Rage, it turned out, was a sort-of rival Dominatrix in the area, and Madame had invited her along to get a feel for her, to see if they could work together or whether or not she was a threat to her business. Madame was classy, and carried herself with dignity and composure. Rage, while at times seeming unsophisticated, was sharp as a tack and as business-oriented, but with a much coarser, more uncouth-sounding way about her.
“I apologize for the wait,” Madame said in her sultry persona voice, every inch the Queen of the Night she envisioned herself to be. “Thank you for coming. I thought we might go to the Rubyfruit Jungle tonight first, since the Dungeon doesn’t open until midnight.” I glanced at my watch. It was 9:23 pm. I had a sudden feeling that this was going to be a long night. I was not accustomed at the time to going “clubbing”. Typically I had been a home body, but when in Rome, as they say, you do as the Romans do.
Following Madame out onto the porch were some of her family. I don’t mean blood relatives. This was a different sort of family. The bald girl, her boyfriend (who had as many piercings as she did), and another young man dressed in a formal waiters outfit arranged themselves behind her in a half-moon shape four steps away and stood.
“Introduce yourselves,” she said to them without a look. The bald girl was called Amelia. Her pierced boyfriend’s name was Curt. The waiter was named Carl. They seemed friendly enough, all were smiling. Carl put his hand on Madame’s shoulder and said something in her ear. He kissed her cheek and she squeezed his hand, and then he trotted down the steps and left, apparently going to work. Amelia and Curt were to join us at the club, but were riding in the back of the truck. Rage and myself would sit up front with her. I gave the front seat to Rage, and sat behind her in the extended cab.

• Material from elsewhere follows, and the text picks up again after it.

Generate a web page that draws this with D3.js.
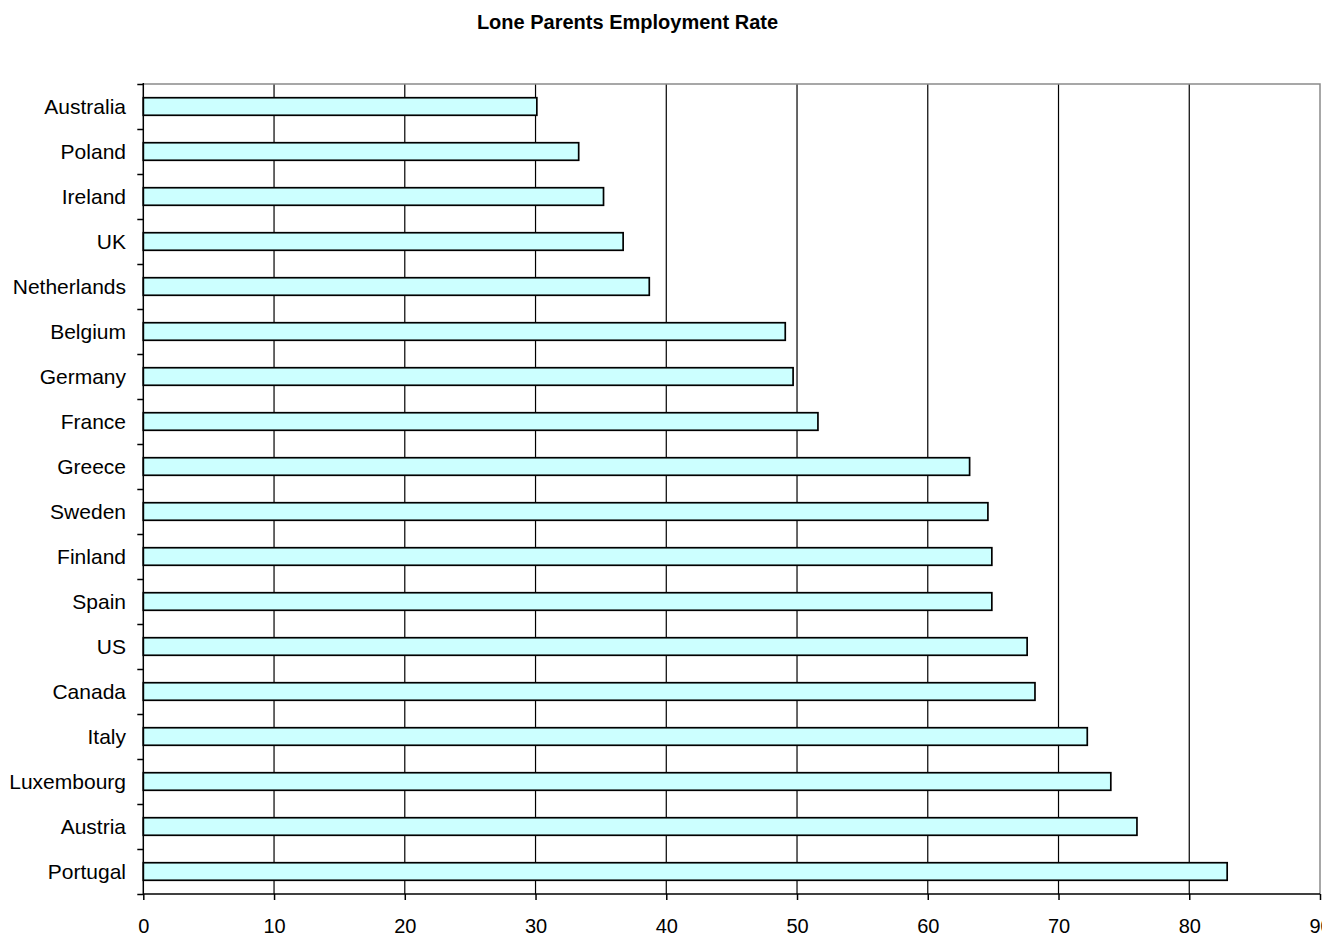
<!DOCTYPE html>
<html>
<head>
<meta charset="utf-8">
<script src="https://cdn.jsdelivr.net/npm/d3@7"></script>
<style>
  html, body { margin: 0; padding: 0; background: #fff; }
  svg { display: block; font-family: "Liberation Sans", Arial, sans-serif; }
</style>
</head>
<body>
<svg id="chart" width="1322" height="941"></svg>
<script>
// Lone parents employment rate (%) by country
const countries = ["Australia", "Poland", "Ireland", "UK", "Netherlands", "Belgium", "Germany",
  "France", "Greece", "Sweden", "Finland", "Spain", "US", "Canada", "Italy", "Luxembourg",
  "Austria", "Portugal"];
const rates = [30.1, 33.3, 35.2, 36.7, 38.7, 49.1, 49.7, 51.6, 63.2, 64.6, 64.9, 64.9, 67.6,
  68.2, 72.2, 74.0, 76.0, 82.9];
const xTicks = [0, 10, 20, 30, 40, 50, 60, 70, 80, 90];
const title = "Lone Parents Employment Rate";

const svg = d3.select("#chart");
const plot = { left: 143.3, right: 1320, top: 84, bottom: 894 };

const x = d3.scaleLinear().domain([0, 90]).range([plot.left, plot.right]);
const y = d3.scaleBand().domain(countries).range([plot.top, plot.bottom])
  .paddingInner(0.61).paddingOuter(0.305);
// category boundaries for the left-axis tick marks
const yEdge = d3.scaleLinear().domain([0, countries.length]).range([plot.top, plot.bottom]);

// title
svg.append("text")
  .attr("x", 627.5).attr("y", 29)
  .attr("text-anchor", "middle")
  .attr("font-size", 20).attr("font-weight", "bold")
  .text(title);

// vertical gridlines
svg.append("g")
  .selectAll("line")
  .data(xTicks.filter(t => t > 0 && t < 90))
  .join("line")
  .attr("x1", d => x(d)).attr("x2", d => x(d))
  .attr("y1", plot.top).attr("y2", plot.bottom)
  .attr("stroke", "#000").attr("stroke-width", 1.2);

// plot frame (top and right)
svg.append("path")
  .attr("d", `M${plot.left},${plot.top}H${plot.right}V${plot.bottom}`)
  .attr("fill", "none").attr("stroke", "#8a8a8a").attr("stroke-width", 1.5);

// bars
svg.append("g")
  .selectAll("rect")
  .data(countries.map((c, i) => ({ c, v: rates[i] })))
  .join("rect")
  .attr("x", x(0))
  .attr("y", d => y(d.c))
  .attr("width", d => x(d.v) - x(0))
  .attr("height", y.bandwidth())
  .attr("fill", "#ccffff")
  .attr("stroke", "#000").attr("stroke-width", 1.7);

// x axis
const xAxis = svg.append("g")
  .attr("transform", `translate(0,${plot.bottom})`)
  .call(d3.axisBottom(x).tickValues(xTicks).tickSize(6).tickPadding(19).tickFormat(d3.format("d")));
xAxis.select(".domain").attr("stroke", "#000").attr("stroke-width", 1.5)
  .attr("d", `M${plot.left},0H${plot.right}`);
xAxis.selectAll(".tick line").attr("stroke", "#000").attr("stroke-width", 1.5);
xAxis.selectAll(".tick text").attr("font-size", 20).attr("fill", "#000")
  .attr("font-family", "Liberation Sans, Arial, sans-serif");

// y axis: ticks on category boundaries
const yAxis = svg.append("g")
  .attr("transform", `translate(${plot.left},0)`)
  .call(d3.axisLeft(yEdge).tickValues(d3.range(countries.length + 1)).tickSize(6).tickFormat(""));
yAxis.select(".domain").attr("stroke", "#000").attr("stroke-width", 1.5)
  .attr("d", `M0,${plot.top - 1}V${plot.bottom}`);
yAxis.selectAll(".tick line").attr("stroke", "#000").attr("stroke-width", 1.5);

// category labels
svg.append("g")
  .selectAll("text")
  .data(countries)
  .join("text")
  .attr("x", 126)
  .attr("y", d => y(d) + y.bandwidth() / 2)
  .attr("dy", "0.35em")
  .attr("text-anchor", "end")
  .attr("font-size", 21)
  .attr("fill", "#000")
  .text(d => d);
</script>
</body>
</html>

Madame was not a small woman. Yet she carried herself with such grace and composure that it seemed she was merely a sprig of a lass. The corset she wore gave her an amazing hourglass figure. She was very beautiful, but much of this was pretense. This was an outing, a trip into the “public realm” where she had an image to maintain. At home, I would find, she was a different person.